ISSN: 1391 - 0531
Sunday, March 04, 2007
Vol. 41 - No 40
Financial Times  

Rising inflation a matter of concern

By Sunil Karunanayake

Inflation as measured by the Colombo Consumer Price Index (CCPI) has been rising to dizzy heights causing anxiety and worry to monetary authorities as well as business community. According to the Central Bank inflation has been on the increase since April 2006 and reached 19.3 % in December 2006 and jumped to 20.5 % in January 2007. It is widely believed that inflation above 20% could cause many economic setbacks. This has prompted the authorities to increase the policy rates by 50 basis points. The policy rate increase will result in an increase in short term interest rates and the cost of credit and may also seen as inhibiting growth.

Understandably the Sri Lankan economy is engulfed by serious problems such as persistent current account deficits and ever widening budgetary deficits. Current account deficit has been mitigated by worker remittances a source that may not be sustainable. Inflationary trends have taken such dangerous trends prompting the President to express serious concern at the NEC (National Economic Council) and also instructing ministers to take prompt action to curtail this trend. However we feel that this problem has no simple short term solutions and serious commitment and long term planning by the government is the only option to at least save some hope for the future. Given the commitment to military expenditure in the war environment it’s a hard task for everybody. According to the latest government announcements tax revenue has recorded substantial gains and one hopes these trends will continue to add more strength to the economy.

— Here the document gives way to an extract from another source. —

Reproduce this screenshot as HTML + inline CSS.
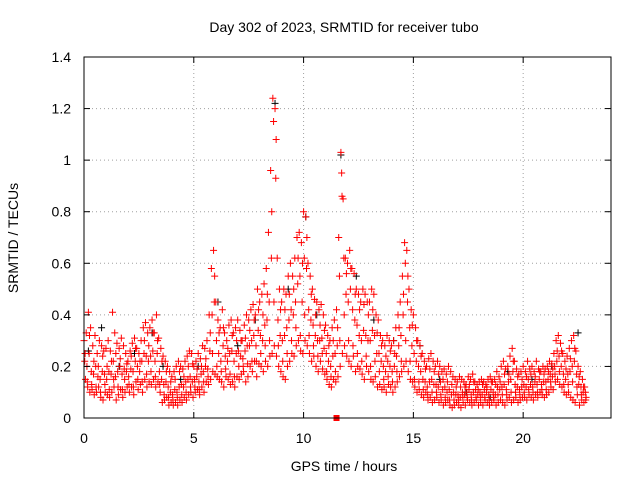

Since the 1980’s inflation has been in the decline around the world with developed countries recording very low inflation figures. Not to be outdone developing countries like Sri Lanka too were able to record single digit inflation in the nineties. What’s even more striking has been the remarkable improvement in the Latin American countries that were able to reduce their three digit scores to single digit with the dawn of the 21st century.

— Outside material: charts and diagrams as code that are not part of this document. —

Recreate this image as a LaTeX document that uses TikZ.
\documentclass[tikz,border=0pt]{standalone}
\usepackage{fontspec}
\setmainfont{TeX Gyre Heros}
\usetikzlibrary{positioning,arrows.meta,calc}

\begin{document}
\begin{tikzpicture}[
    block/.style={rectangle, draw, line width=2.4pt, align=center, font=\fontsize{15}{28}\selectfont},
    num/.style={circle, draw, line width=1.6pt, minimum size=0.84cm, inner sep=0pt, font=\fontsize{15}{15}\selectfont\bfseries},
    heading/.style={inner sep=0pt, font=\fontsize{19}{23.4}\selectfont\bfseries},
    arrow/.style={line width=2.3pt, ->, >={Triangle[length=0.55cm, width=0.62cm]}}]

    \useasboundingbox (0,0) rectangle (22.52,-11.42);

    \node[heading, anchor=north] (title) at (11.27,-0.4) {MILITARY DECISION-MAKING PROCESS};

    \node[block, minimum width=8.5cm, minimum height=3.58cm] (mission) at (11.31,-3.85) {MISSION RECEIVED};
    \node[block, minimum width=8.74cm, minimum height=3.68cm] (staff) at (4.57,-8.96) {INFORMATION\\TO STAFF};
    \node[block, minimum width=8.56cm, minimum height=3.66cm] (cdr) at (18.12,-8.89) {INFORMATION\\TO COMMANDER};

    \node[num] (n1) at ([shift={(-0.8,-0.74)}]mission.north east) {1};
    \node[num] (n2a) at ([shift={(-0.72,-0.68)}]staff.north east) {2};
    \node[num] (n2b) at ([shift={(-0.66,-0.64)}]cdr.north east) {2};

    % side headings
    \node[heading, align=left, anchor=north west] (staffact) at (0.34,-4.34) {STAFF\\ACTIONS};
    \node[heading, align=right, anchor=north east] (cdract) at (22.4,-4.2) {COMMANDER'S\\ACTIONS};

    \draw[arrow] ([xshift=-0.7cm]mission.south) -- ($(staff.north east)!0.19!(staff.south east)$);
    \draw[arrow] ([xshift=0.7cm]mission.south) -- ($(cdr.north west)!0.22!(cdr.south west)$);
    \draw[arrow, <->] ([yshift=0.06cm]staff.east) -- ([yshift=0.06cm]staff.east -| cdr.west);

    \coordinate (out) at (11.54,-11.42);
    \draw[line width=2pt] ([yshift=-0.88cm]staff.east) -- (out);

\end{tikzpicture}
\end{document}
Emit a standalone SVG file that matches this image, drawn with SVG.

Central banks the world over work towards price stability to achieve sustainable growth. Price stability does not indicate zero inflation but it’s a rate that’s considered sufficiently low so that planning and future developments are not impaired. Volatility in prices creates uncertainty in economic decision making, savings are adversely affected and speculative investments are encouraged. Increasing uncertainty may discourage saving and investment. It also argued that inflation destroys the poor and makes the rich richer, this is clearly seen in the Sri Lankan situation with land prices sky rocketing providing disproportionate returns to those who hold such assets while fixed income earners will be hard pressed to make the ends meet. Inflation also fuels trade union agitation for higher wages. Being a country heavily dependent on exports global price competitiveness too could be a casualty.

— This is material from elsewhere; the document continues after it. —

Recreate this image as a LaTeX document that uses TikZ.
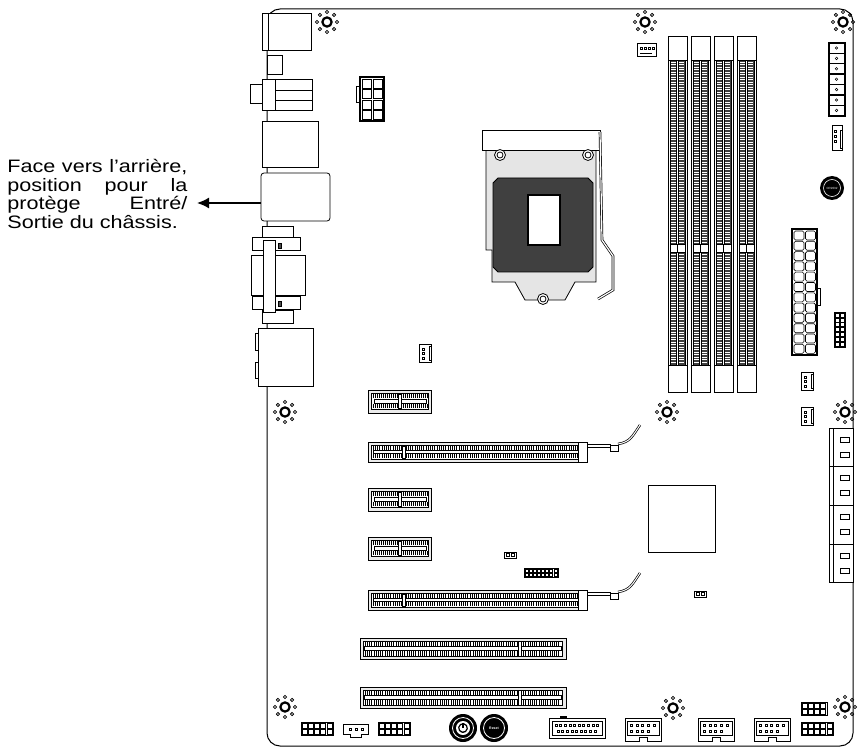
\documentclass[tikz,border=0pt]{standalone}
\usepackage{fontspec}
\setmainfont{Liberation Sans}
\usetikzlibrary{arrows.meta,calc}
\begin{document}
\begin{tikzpicture}[x=1pt,y=-1pt,line width=0.8pt,
  part/.style={draw=black,fill=white},
  dark/.style={draw=black,fill=black!70},
  lbl/.style={anchor=base west,inner sep=0pt,text height=12pt,text depth=3pt,font=\fontsize{18}{18}\selectfont}]
\useasboundingbox (0,0) rectangle (859,751);
\newcommand{\mbhole}[2]{%
  \draw[line width=2.2pt] (#1,#2) circle (4.6);
  \foreach \a in {0,45,...,315}{\draw[line width=0.8pt] ($(#1,#2)+(\a:10)$) circle (1.6);}}
\newcommand{\wline}[1]{\scalebox{1.2}[1]{\makebox[150pt][s]{#1}}}
% board
\draw[line width=1pt,rounded corners=13] (267,9) rectangle (853,746);
% text + arrow
\node[lbl] (t1) at (7,173) {\wline{Face vers l’arrière,}};
\node[lbl] (t2) at (7,191.5) {\wline{position pour la}};
\node[lbl] (t3) at (7,210) {\wline{protège Entré/}};
\node[lbl] (t4) at (7,228.5) {\scalebox{1.2}[1]{Sortie du châssis.}};
\coordinate (arrS) at (267,203);
\coordinate (arrE) at (197,203);
\draw[line width=1.6pt,-{Latex[length=12pt,width=11pt]}] (arrS) -- (arrE);
% I/O shield
\draw[part] (262,13) rectangle (311,50); \draw (268,13) -- (268,50);
\draw[part] (267,55) rectangle (282,74);
\draw[part] (250,84) rectangle (262,103);
\draw[part] (262,79) rectangle (312,110); \draw (275,79) -- (275,110); \draw (275,90) -- (312,90); \draw (275,100)--(312,100);
\draw[part] (262,121) rectangle (318,167);
\draw[part,rounded corners=3] (261,173) rectangle (330,221);
\draw[part] (262,226) rectangle (293,243);
\draw[part] (262,310) rectangle (293,323);
\draw[part] (252,237) rectangle (300,250);
\draw[part] (252,296) rectangle (300,309);
\draw[part] (251,255) rectangle (305,295);
\draw[part] (263,240) rectangle (275,312);
\draw[dark] (278,243) rectangle (281,248); \draw[dark] (278,301) rectangle (281,306);
\draw[part] (258,328) rectangle (313,386);
\draw[part] (255,333) rectangle (258,350); \draw[part] (255,362) rectangle (258,378);
% mounting holes
\mbhole{327}{22}\mbhole{645}{22}\mbhole{843}{22}
\mbhole{285}{412}\mbhole{667}{412}\mbhole{845}{412}
\mbhole{285}{707}\mbhole{673}{708}\mbhole{845}{707}
% CPU 8 pin
\draw[line width=1.5pt,fill=white] (360,77) rectangle (384,121);
\foreach \r in {0,1,2,3}{\foreach \c in {0,1}{\draw[line width=0.6pt] (362+\c*11,79+\r*10.5) rectangle (371+\c*11,88+\r*10.5);}}
\draw (356,86) rectangle (360,102);
% socket
\draw[part,fill=black!10] (486,145) -- (596,145) -- (596,282) -- (575,282) -- (565,300) -- (525,300) -- (515,282) -- (492,282) -- (492,250) -- (486,250) -- cycle;
\draw[part] (482,130) -- (600,130) -- (600,150) -- (482,150) -- cycle;
\foreach \p in {(500,155),(588,155),(543,299)}{\draw[part] \p circle (5.5); \draw \p circle (3);}
\draw[dark,fill=black!75] (498,178) -- (588,178) -- (593,183) -- (593,267) -- (588,272) -- (498,272) -- (493,267) -- (493,183) -- cycle;
\draw[part,line width=1.2pt] (528,195) rectangle (560,245);
\draw[line width=2.6pt] (600,132) -- (602,240) -- (613,256) -- (613,290) -- (598,299);
\draw[line width=1.2pt,white] (600,132) -- (602,240) -- (613,256) -- (613,290) -- (598,299);
% fan 4pin top
\draw[part] (637,43) rectangle (656,56);
\foreach \i in {0,1,2,3}{\draw[line width=0.5pt] (640+\i*4,47) rectangle (642+\i*4,49);}
\draw (640,53) -- (652,53);
% DIMMs
\foreach \x in {668,691,714,737}{
  \draw[part] (\x,36) rectangle (\x+19,392);
  \draw[dark,fill=black!75] (\x+2,60) rectangle (\x+17,365);
  \foreach \y in {62,64.5,...,362}{\draw[line width=0.3pt,white] (\x+3,\y) -- (\x+16,\y);}
  \draw[fill=white] (\x+8.5,60) rectangle (\x+10.5,365);
  \draw[part] (\x+2,244) rectangle (\x+17,252); \draw (\x+9.5,244)--(\x+9.5,252);
  \draw[part] (\x,36) rectangle (\x+19,60);
  \draw[part] (\x,365) rectangle (\x+19,392);
}
% right top connector
\draw[part] (828,42) rectangle (845,116);
\foreach \i in {0,...,6}{\draw (829,43+\i*10.4) rectangle (844,53+\i*10.4); \draw[line width=0.5pt] (836.5,48+\i*10.4) circle (1.3);}
\draw[part] (832,125) rectangle (842,150); \draw (840,130) rectangle (842,148);
\foreach \i in {0,1,2}{\draw[line width=0.5pt] (834,130+\i*5) rectangle (836,132+\i*5);}
% battery
\fill (832,188) circle (12); \draw[white,line width=0.6pt] (832,188) circle (8.5);
\node[font=\fontsize{3}{3}\selectfont,text=white,inner sep=0] (bat) at (832,188) {CR2032};
% ATX 24
\draw[line width=1.5pt,fill=white] (792,229) rectangle (817,355);
\foreach \r in {0,...,11}{\foreach \c in {0,1}{\draw[line width=0.6pt,rounded corners=1.5] (794+\c*11.5,231+\r*10.3) rectangle (804+\c*11.5,240+\r*10.3);}}
\draw (817,288) rectangle (820,305);
% small right header
\draw[part] (834,312) rectangle (845,347);
\foreach \r in {0,...,6}{\foreach \c in {0,1}{\draw[line width=0.5pt] (835+\c*5,313+\r*4.8) rectangle (839+\c*5,317+\r*4.8);}}
% 3 pin fans
\foreach \x/\y in {801/372,801/407,419/344}{
  \draw[part] (\x,\y) rectangle (\x+12,\y+18); \draw (\x+10,\y+2) rectangle (\x+12,\y+16);
  \foreach \i in {0,1,2}{\draw[line width=0.5pt] (\x+3,\y+4+\i*4.5) rectangle (\x+5,\y+6+\i*4.5);}}
% SATA
\foreach \i in {0,1,2,3}{
  \draw[part] (829,428+\i*38.7) rectangle (853,466.7+\i*38.7);
  \draw (829,428+\i*38.7) rectangle (833,466.7+\i*38.7);
  \draw (840,437+\i*38.7) rectangle (849,442+\i*38.7);
  \draw (840,452+\i*38.7) rectangle (849,457+\i*38.7);}
% PCIe x1
\foreach \y in {390,488,537}{
  \draw[part,fill=black!8] (368,\y) rectangle (431,\y+23);
  \draw[part] (371,\y+3) rectangle (428,\y+19);
  \foreach \t in {373,375,...,427}{\draw[line width=0.4pt] (\t,\y+4) -- (\t,\y+8); \draw[line width=0.4pt] (\t,\y+14) -- (\t,\y+18);}
  \draw[part] (374,\y+9) rectangle (426,\y+13);
  \draw[part] (398,\y+4) rectangle (401,\y+18);
}
% PCIe x16
\foreach \y in {442,590}{
  \draw[part,fill=black!8] (368,\y) rectangle (587,\y+20);
  \draw[part] (371,\y+3) rectangle (582,\y+17);
  \foreach \t in {373,375.2,...,580}{\draw[line width=0.4pt] (\t,\y+4) -- (\t,\y+8); \draw[line width=0.4pt] (\t,\y+12) -- (\t,\y+16);}
  \draw[part] (373,\y+8.5) rectangle (580,\y+11.5);
  \draw[part] (402,\y+4) rectangle (405,\y+16);
  \draw[part] (578,\y) rectangle (587,\y+20);
  \draw[part] (587,\y+2) rectangle (610,\y+5);
  \draw[part] (610,\y+3) rectangle (618,\y+9);
  \draw[line width=2.4pt] (618,\y+2) .. controls (630,\y) and (632,\y-5) .. (640,\y-17);
  \draw[line width=1pt,white] (618,\y+2) .. controls (630,\y) and (632,\y-5) .. (640,\y-17);
}
% PCI
\foreach \y in {638,687}{
  \draw[part,fill=black!8] (360,\y) rectangle (566,\y+21);
  \draw[part] (363,\y+3) rectangle (562,\y+18);
  \foreach \t in {365,367.2,...,560}{\draw[line width=0.4pt] (\t,\y+3) -- (\t,\y+8); \draw[line width=0.4pt] (\t,\y+13) -- (\t,\y+18);}
  \draw[part] (364,\y+8.5) rectangle (561,\y+12.5);
  \draw[part] (518,\y+3) rectangle (521,\y+18);
}
% chip and jumpers
\draw[part] (648,485) rectangle (715,552);
\foreach \x/\y in {504/552,694/591}{\draw[part,line width=0.6pt] (\x,\y) rectangle (\x+12,\y+6); \draw[line width=0.4pt] (\x+2,\y+1.5) rectangle (\x+5,\y+4.5) (\x+7,\y+1.5) rectangle (\x+10,\y+4.5);}
\draw[part,line width=0.6pt] (524,568) rectangle (558,577);
\foreach \i in {0,...,7}{\draw[line width=0.4pt] (525+\i*4.1,569) rectangle (528+\i*4.1,572) (525+\i*4.1,573) rectangle (528+\i*4.1,576);}
% bottom headers
\newcommand{\pinhdr}[3]{% x y n
  \draw[part,line width=0.6pt] (#1,#2) rectangle (#1+#3*6.2+1,#2+13);
  \foreach \i in {1,...,#3}{\draw[line width=0.5pt] (#1+\i*6.2-5.2,#2+1) rectangle (#1+\i*6.2-0.2,#2+6) (#1+\i*6.2-5.2,#2+7) rectangle (#1+\i*6.2-0.2,#2+12);}}
\pinhdr{301}{722}{5}
\pinhdr{378}{722}{5}
\pinhdr{801}{702}{4}
\pinhdr{801}{722}{5}
\draw[part] (343,724) -- (368,724) -- (368,734) -- (361,734) -- (361,737) -- (350,737) -- (350,734) -- (343,734) -- cycle;
\foreach \i in {0,1,2}{\draw[line width=0.5pt] (349+\i*6,728) rectangle (351+\i*6,730);}
% buttons
\fill (463,728) circle (14); \draw[white,line width=0.8pt] (463,728) circle (10.5);
\fill[white] (463,728) circle (7); \draw[line width=1.2pt] (463,728) ++(55:4.3) arc[start angle=55,end angle=485,radius=4.3]; \draw[line width=1.2pt] (463,722.5) -- (463,728);
\fill (494,728) circle (14); \draw[white,line width=0.8pt] (494,728) circle (10.5);
\node[font=\fontsize{3.5}{3.5}\selectfont\bfseries,text=white,inner sep=0] (rst) at (494,728) {Reset};
% USB3 header
\draw[part] (549,718) rectangle (605,738); \draw (552,721) rectangle (602,735);
\draw[fill=black] (560,716) rectangle (566,718);
\foreach \i in {0,...,9}{\draw[line width=0.4pt] (555+\i*4.6,724) rectangle (557+\i*4.6,726);}
\foreach \i in {0,...,8}{\draw[line width=0.4pt] (557+\i*4.6,730) rectangle (559+\i*4.6,732);}
% USB2 headers
\foreach \x in {625,698,754}{
  \draw[part] (\x,718) -- (\x+36,718) -- (\x+36,741) -- (\x+22,741) -- (\x+22,737) -- (\x+14,737) -- (\x+14,741) -- (\x,741) -- cycle;
  \draw (\x+2,721) rectangle (\x+34,735);
  \foreach \i in {0,...,4}{\draw[line width=0.4pt] (\x+5+\i*5.8,724) rectangle (\x+7+\i*5.8,726);}
  \foreach \i in {0,...,3}{\draw[line width=0.4pt] (\x+5+\i*5.8,730) rectangle (\x+7+\i*5.8,732);}
}
\end{tikzpicture}
\end{document}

As a country, Sri Lanka is heavily dependent on imports with a growing export base that is subject to frequent swings in the exchange rates which affect the price stability. The other biggest issue is the shocks of ever increasing international oil price which has a tendency to escalate costs in every phase of economic activity. Poor planning and lack of foresight has brought the country to a virtual energy crisis with energy generation being heavily dependent on imported fuel. The immediate future too looks bleak and one could only expect cost increases. Even in this background all efforts to revitalize the electricity sector through much needed reforms seems to be stalled by the politicians. This is a matter the government must address seriously. Given the increasing demand for electricity each year power generation has to be given absolute priority irrespective of political winds.

While inflation is unavoidable during a period government is spending heavily on internal security and making investments in infrastructure certain measures could be planned to bring relief to poorer sections of the society who are struggling under rising prices. In this connection the government’s recent decision to exempt the electricity sector from VAT is laudable and a similar exemption in water too could cushion the household budgets.

We should follow the Indian example where basic needs such as clothing and food are available at reasonable prices within the reach of most people. In recent times successive paddy crops were able to deliver record quantities, but its difficult to see the desired effects of lower prices to consumers being achieved. Issues of storage and milling facilities have a clear impact on the prices. Then the transportation of vegetables from the farmgate to the wholesale market and ultimately to the consumer could be revamped to minimize losses in transit and also the middlemen margins.

The transport system and the traffic congestions too add to the delivery costs fuelling price hikes.